Economic Calendar & Event Impact
- CH CPI y/y (Today, 01:30 UTC): Forecast 0.9%, Previous 0.2% - Higher Swiss inflation would reduce the SNB's need for intervention, potentially strengthening the CHF.
- CH PPI y/y (Today, 01:30 UTC): Forecast -1.1%, Previous -1.4% - Indicator of producer-level deflationary pressures in Switzerland.
- US Core CPI m/m (March 11, 12:30 UTC): Forecast 0.2%, Previous 0.3% - The most critical catalyst for USD direction this week; a beat would accelerate the bullish scenario.
- US Unemployment Claims (March 12, 12:30 UTC): Forecast 216K, Previous 213K - Essential for assessing US labor market resilience and Fed policy expectations.
- US Core PCE Price Index m/m (March 13, 12:30 UTC): Forecast 0.4%, Previous 0.4% - The Fed's preferred inflation gauge; likely to cause significant volatility in USD pairs.

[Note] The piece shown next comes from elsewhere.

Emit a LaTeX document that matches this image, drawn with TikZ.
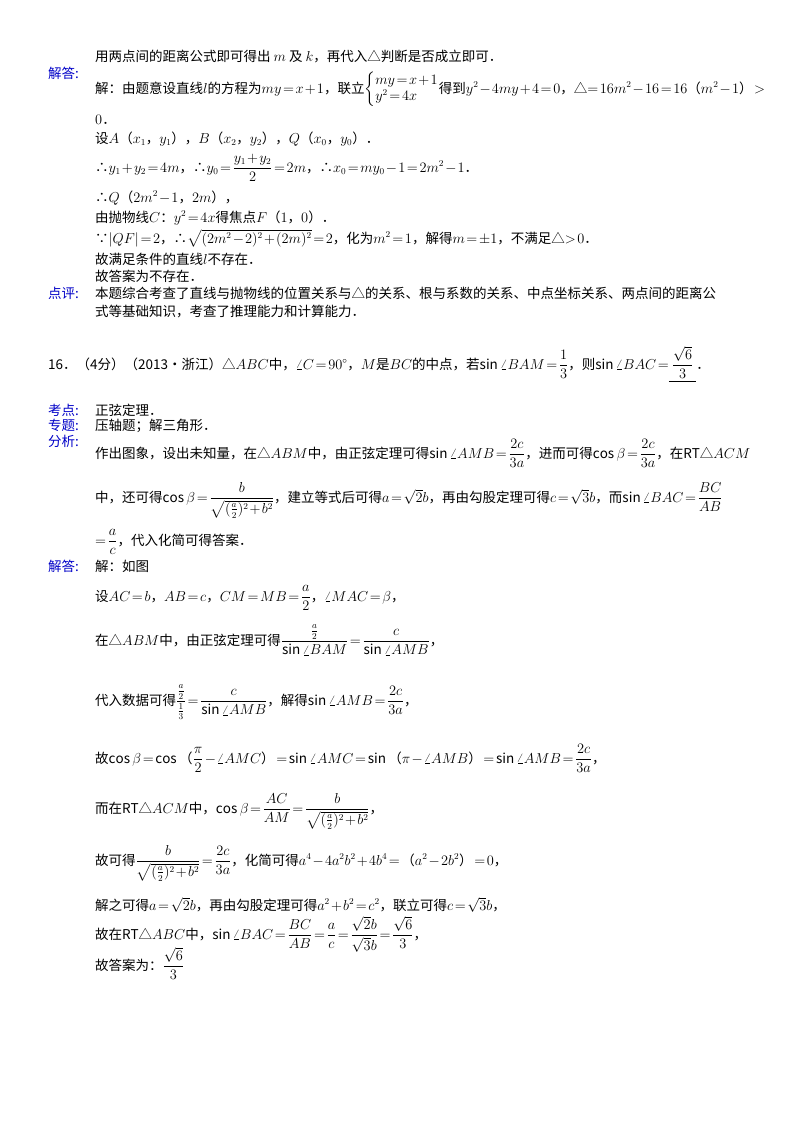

- US Prelim GDP q/q (March 13, 12:30 UTC): Forecast 1.4%, Previous 1.4% - Broad measure of US economic health and growth divergence against Europe.
- US JOLTS Job Openings (March 13, 14:00 UTC): Forecast 6.84M, Previous 6.54M - Key labor demand indicator that could reinforce USD strength if it exceeds forecasts.
Synthesized Market Outlook
The outlook for USD/CHF remains cautiously bullish as technical indicators align with a supportive fundamental backdrop. The combination of the US Dollar's energy-related strength and the SNB's active stance against Franc appreciation creates a favorable environment for further upside. The current consolidation near 0.7800 represents a strategic accumulation phase before the anticipated volatility of the upcoming US inflation and GDP data. Traders should monitor the 0.7815 level for a confirmed breakout, while remaining vigilant of the 0.7763 support, which serves as the final line of defense for the current bullish structure. Should geopolitical tensions ease or US inflation data underperform significantly, the Franc's fundamental safe-haven status could quickly reassert itself, challenging the current technical uptrend.